Ronald Takaki's A Different Mirror aims to be such a narrative that incorporates a wide range of voices, and peoples. It is his argument, one shared by most professional historians, that our understanding of history changes as we add and incorporate different voices. We cannot, for example, see the American Revolution solely as a struggle for freedom if we include the experiences of Native Americans. The story becomes far more complex, nuanced, and rife with contradictions if we include groups other than the previously centered patriots and redcoats. Takaki frames the importance of learning about diverse peoples in this way:

What happens...when someone with the authority of a teacher describes our society, and you are not in it?...Through their narratives about their lives and circumstances, the people of America's diverse groups are able to see themselves and each other in our common past.

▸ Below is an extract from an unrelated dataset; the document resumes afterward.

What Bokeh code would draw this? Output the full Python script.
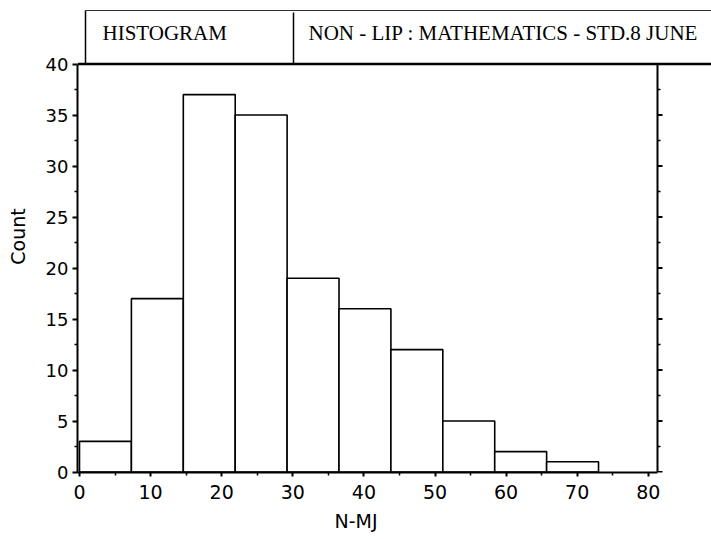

In chapters ten through seventeen, Takaki explores the experiences of a number of different immigrant groups, including Chinese, Japanese, Eastern European, and Mexican immigrants, as well as African American migrants to the North. He compares and contrasts their experiences, finding discrimination to be a common thread.

But he also sees a shared experience in their reliance on community. None of these groups passively accepted discrimination. They resisted it through labor unions, civil disobedience, and lawsuits. Takaki sees a reckoning with the pasts of various peoples as essential to dealing with modern challenges including systemic racism.

Primarily, Takaki wants readers to see his subjects as human, but also as Americans. Both facets are an important and significant part of a shared national identity.